### Exercise instructions
Restate the data word for word and leave the images out.

### Provided data
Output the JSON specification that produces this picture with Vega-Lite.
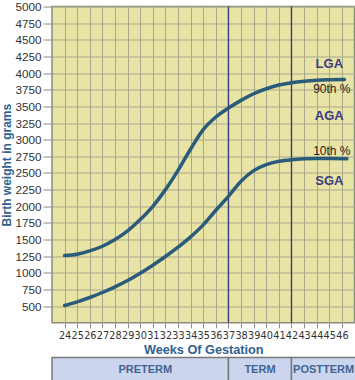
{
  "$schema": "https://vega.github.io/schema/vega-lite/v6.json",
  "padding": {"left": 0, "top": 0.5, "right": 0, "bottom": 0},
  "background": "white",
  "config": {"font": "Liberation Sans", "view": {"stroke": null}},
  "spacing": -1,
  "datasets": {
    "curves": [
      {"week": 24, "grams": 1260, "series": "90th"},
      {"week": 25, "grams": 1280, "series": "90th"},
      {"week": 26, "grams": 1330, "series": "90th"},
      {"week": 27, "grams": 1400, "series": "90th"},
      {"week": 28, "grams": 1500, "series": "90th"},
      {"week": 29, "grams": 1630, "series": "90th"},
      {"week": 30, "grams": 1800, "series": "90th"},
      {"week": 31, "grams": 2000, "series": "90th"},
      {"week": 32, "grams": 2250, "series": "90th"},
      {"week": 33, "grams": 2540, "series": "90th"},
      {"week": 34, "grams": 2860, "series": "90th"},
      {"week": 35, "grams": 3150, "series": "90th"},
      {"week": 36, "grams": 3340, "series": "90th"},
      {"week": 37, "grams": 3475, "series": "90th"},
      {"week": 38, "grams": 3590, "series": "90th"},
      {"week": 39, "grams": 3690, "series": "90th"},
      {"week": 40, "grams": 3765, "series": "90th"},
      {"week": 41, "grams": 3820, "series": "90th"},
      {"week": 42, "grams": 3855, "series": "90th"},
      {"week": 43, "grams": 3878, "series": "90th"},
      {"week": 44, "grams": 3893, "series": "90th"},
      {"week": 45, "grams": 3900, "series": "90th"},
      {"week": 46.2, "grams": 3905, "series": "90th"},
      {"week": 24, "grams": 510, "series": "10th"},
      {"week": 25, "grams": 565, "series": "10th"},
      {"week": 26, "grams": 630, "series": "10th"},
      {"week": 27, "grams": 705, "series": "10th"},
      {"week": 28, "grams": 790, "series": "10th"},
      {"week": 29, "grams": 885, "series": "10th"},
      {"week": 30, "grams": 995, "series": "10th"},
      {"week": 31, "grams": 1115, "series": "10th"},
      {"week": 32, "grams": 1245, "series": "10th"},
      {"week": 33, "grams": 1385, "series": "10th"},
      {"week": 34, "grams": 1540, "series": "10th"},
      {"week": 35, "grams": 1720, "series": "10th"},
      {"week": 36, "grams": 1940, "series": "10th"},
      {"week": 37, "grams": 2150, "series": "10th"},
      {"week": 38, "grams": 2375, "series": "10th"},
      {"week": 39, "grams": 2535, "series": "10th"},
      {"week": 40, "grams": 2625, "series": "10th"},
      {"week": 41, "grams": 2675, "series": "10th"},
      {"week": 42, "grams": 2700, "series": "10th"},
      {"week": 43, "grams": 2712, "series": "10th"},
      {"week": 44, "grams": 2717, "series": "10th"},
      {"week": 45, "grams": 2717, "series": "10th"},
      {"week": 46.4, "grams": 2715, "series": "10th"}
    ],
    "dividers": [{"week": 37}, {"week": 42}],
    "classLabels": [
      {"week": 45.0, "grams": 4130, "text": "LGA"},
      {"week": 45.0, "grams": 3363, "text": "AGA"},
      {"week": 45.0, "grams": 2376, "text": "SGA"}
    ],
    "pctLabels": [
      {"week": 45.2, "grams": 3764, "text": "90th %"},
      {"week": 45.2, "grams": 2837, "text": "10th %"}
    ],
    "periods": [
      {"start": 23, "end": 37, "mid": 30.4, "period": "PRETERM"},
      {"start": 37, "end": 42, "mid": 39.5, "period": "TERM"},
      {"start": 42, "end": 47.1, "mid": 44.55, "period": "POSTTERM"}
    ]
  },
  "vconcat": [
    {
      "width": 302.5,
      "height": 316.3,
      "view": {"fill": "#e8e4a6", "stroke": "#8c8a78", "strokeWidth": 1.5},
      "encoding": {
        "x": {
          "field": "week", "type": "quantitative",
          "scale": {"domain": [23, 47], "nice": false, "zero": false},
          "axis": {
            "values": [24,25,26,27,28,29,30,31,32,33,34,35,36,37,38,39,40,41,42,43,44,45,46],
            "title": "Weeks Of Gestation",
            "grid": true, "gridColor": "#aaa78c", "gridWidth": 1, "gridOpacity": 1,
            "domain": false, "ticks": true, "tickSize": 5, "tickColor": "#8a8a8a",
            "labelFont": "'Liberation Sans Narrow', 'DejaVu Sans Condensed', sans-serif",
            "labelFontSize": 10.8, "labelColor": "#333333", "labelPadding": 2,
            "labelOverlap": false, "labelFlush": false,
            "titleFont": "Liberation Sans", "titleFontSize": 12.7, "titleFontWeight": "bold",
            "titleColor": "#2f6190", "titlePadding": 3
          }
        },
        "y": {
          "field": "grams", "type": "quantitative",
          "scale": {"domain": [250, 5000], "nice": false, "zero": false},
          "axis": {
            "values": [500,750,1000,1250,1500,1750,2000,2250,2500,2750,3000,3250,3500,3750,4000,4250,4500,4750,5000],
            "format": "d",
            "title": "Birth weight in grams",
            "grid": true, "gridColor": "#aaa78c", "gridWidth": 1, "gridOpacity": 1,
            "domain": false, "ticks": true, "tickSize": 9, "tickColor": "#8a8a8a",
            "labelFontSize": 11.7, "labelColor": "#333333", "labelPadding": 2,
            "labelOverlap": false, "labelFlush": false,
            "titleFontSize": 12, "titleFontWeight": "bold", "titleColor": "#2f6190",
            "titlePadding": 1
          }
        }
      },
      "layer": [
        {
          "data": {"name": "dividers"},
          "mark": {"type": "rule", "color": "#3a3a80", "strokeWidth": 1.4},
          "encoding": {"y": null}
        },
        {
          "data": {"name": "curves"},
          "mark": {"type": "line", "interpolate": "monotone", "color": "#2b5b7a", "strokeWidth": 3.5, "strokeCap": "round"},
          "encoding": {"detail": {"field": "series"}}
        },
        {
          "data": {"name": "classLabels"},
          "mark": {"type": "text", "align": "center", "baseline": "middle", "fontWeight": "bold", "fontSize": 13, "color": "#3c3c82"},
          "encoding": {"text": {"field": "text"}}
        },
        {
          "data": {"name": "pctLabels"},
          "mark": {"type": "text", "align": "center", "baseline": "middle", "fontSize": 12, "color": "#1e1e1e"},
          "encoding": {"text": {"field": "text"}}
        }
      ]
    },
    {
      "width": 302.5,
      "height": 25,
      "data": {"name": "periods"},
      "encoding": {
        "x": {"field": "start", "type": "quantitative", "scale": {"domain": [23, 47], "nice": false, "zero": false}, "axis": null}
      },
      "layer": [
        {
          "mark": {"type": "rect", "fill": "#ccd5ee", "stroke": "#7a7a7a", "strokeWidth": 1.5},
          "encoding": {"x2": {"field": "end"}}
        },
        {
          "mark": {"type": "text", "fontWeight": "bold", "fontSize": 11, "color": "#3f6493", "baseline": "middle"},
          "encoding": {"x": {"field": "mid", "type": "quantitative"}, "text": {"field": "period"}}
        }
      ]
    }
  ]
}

### In response
Output the JSON specification that produces this picture with Vega-Lite.
{
  "$schema": "https://vega.github.io/schema/vega-lite/v6.json",
  "padding": {"left": 0, "top": 0.5, "right": 0, "bottom": 0},
  "background": "white",
  "config": {"font": "Liberation Sans", "view": {"stroke": null}},
  "spacing": -1,
  "datasets": {
    "curves": [
      {"week": 24, "grams": 1260, "series": "90th"},
      {"week": 25, "grams": 1280, "series": "90th"},
      {"week": 26, "grams": 1330, "series": "90th"},
      {"week": 27, "grams": 1400, "series": "90th"},
      {"week": 28, "grams": 1500, "series": "90th"},
      {"week": 29, "grams": 1630, "series": "90th"},
      {"week": 30, "grams": 1800, "series": "90th"},
      {"week": 31, "grams": 2000, "series": "90th"},
      {"week": 32, "grams": 2250, "series": "90th"},
      {"week": 33, "grams": 2540, "series": "90th"},
      {"week": 34, "grams": 2860, "series": "90th"},
      {"week": 35, "grams": 3150, "series": "90th"},
      {"week": 36, "grams": 3340, "series": "90th"},
      {"week": 37, "grams": 3475, "series": "90th"},
      {"week": 38, "grams": 3590, "series": "90th"},
      {"week": 39, "grams": 3690, "series": "90th"},
      {"week": 40, "grams": 3765, "series": "90th"},
      {"week": 41, "grams": 3820, "series": "90th"},
      {"week": 42, "grams": 3855, "series": "90th"},
      {"week": 43, "grams": 3878, "series": "90th"},
      {"week": 44, "grams": 3893, "series": "90th"},
      {"week": 45, "grams": 3900, "series": "90th"},
      {"week": 46.2, "grams": 3905, "series": "90th"},
      {"week": 24, "grams": 510, "series": "10th"},
      {"week": 25, "grams": 565, "series": "10th"},
      {"week": 26, "grams": 630, "series": "10th"},
      {"week": 27, "grams": 705, "series": "10th"},
      {"week": 28, "grams": 790, "series": "10th"},
      {"week": 29, "grams": 885, "series": "10th"},
      {"week": 30, "grams": 995, "series": "10th"},
      {"week": 31, "grams": 1115, "series": "10th"},
      {"week": 32, "grams": 1245, "series": "10th"},
      {"week": 33, "grams": 1385, "series": "10th"},
      {"week": 34, "grams": 1540, "series": "10th"},
      {"week": 35, "grams": 1720, "series": "10th"},
      {"week": 36, "grams": 1940, "series": "10th"},
      {"week": 37, "grams": 2150, "series": "10th"},
      {"week": 38, "grams": 2375, "series": "10th"},
      {"week": 39, "grams": 2535, "series": "10th"},
      {"week": 40, "grams": 2625, "series": "10th"},
      {"week": 41, "grams": 2675, "series": "10th"},
      {"week": 42, "grams": 2700, "series": "10th"},
      {"week": 43, "grams": 2712, "series": "10th"},
      {"week": 44, "grams": 2717, "series": "10th"},
      {"week": 45, "grams": 2717, "series": "10th"},
      {"week": 46.4, "grams": 2715, "series": "10th"}
    ],
    "dividers": [{"week": 37}, {"week": 42}],
    "classLabels": [
      {"week": 45.0, "grams": 4130, "text": "LGA"},
      {"week": 45.0, "grams": 3363, "text": "AGA"},
      {"week": 45.0, "grams": 2376, "text": "SGA"}
    ],
    "pctLabels": [
      {"week": 45.2, "grams": 3764, "text": "90th %"},
      {"week": 45.2, "grams": 2837, "text": "10th %"}
    ],
    "periods": [
      {"start": 23, "end": 37, "mid": 30.4, "period": "PRETERM"},
      {"start": 37, "end": 42, "mid": 39.5, "period": "TERM"},
      {"start": 42, "end": 47.1, "mid": 44.55, "period": "POSTTERM"}
    ]
  },
  "vconcat": [
    {
      "width": 302.5,
      "height": 316.3,
      "view": {"fill": "#e8e4a6", "stroke": "#8c8a78", "strokeWidth": 1.5},
      "encoding": {
        "x": {
          "field": "week", "type": "quantitative",
          "scale": {"domain": [23, 47], "nice": false, "zero": false},
          "axis": {
            "values": [24,25,26,27,28,29,30,31,32,33,34,35,36,37,38,39,40,41,42,43,44,45,46],
            "title": "Weeks Of Gestation",
            "grid": true, "gridColor": "#aaa78c", "gridWidth": 1, "gridOpacity": 1,
            "domain": false, "ticks": true, "tickSize": 5, "tickColor": "#8a8a8a",
            "labelFont": "'Liberation Sans Narrow', 'DejaVu Sans Condensed', sans-serif",
            "labelFontSize": 10.8, "labelColor": "#333333", "labelPadding": 2,
            "labelOverlap": false, "labelFlush": false,
            "titleFont": "Liberation Sans", "titleFontSize": 12.7, "titleFontWeight": "bold",
            "titleColor": "#2f6190", "titlePadding": 3
          }
        },
        "y": {
          "field": "grams", "type": "quantitative",
          "scale": {"domain": [250, 5000], "nice": false, "zero": false},
          "axis": {
            "values": [500,750,1000,1250,1500,1750,2000,2250,2500,2750,3000,3250,3500,3750,4000,4250,4500,4750,5000],
            "format": "d",
            "title": "Birth weight in grams",
            "grid": true, "gridColor": "#aaa78c", "gridWidth": 1, "gridOpacity": 1,
            "domain": false, "ticks": true, "tickSize": 9, "tickColor": "#8a8a8a",
            "labelFontSize": 11.7, "labelColor": "#333333", "labelPadding": 2,
            "labelOverlap": false, "labelFlush": false,
            "titleFontSize": 12, "titleFontWeight": "bold", "titleColor": "#2f6190",
            "titlePadding": 1
          }
        }
      },
      "layer": [
        {
          "data": {"name": "dividers"},
          "mark": {"type": "rule", "color": "#3a3a80", "strokeWidth": 1.4},
          "encoding": {"y": null}
        },
        {
          "data": {"name": "curves"},
          "mark": {"type": "line", "interpolate": "monotone", "color": "#2b5b7a", "strokeWidth": 3.5, "strokeCap": "round"},
          "encoding": {"detail": {"field": "series"}}
        },
        {
          "data": {"name": "classLabels"},
          "mark": {"type": "text", "align": "center", "baseline": "middle", "fontWeight": "bold", "fontSize": 13, "color": "#3c3c82"},
          "encoding": {"text": {"field": "text"}}
        },
        {
          "data": {"name": "pctLabels"},
          "mark": {"type": "text", "align": "center", "baseline": "middle", "fontSize": 12, "color": "#1e1e1e"},
          "encoding": {"text": {"field": "text"}}
        }
      ]
    },
    {
      "width": 302.5,
      "height": 25,
      "data": {"name": "periods"},
      "encoding": {
        "x": {"field": "start", "type": "quantitative", "scale": {"domain": [23, 47], "nice": false, "zero": false}, "axis": null}
      },
      "layer": [
        {
          "mark": {"type": "rect", "fill": "#ccd5ee", "stroke": "#7a7a7a", "strokeWidth": 1.5},
          "encoding": {"x2": {"field": "end"}}
        },
        {
          "mark": {"type": "text", "fontWeight": "bold", "fontSize": 11, "color": "#3f6493", "baseline": "middle"},
          "encoding": {"x": {"field": "mid", "type": "quantitative"}, "text": {"field": "period"}}
        }
      ]
    }
  ]
}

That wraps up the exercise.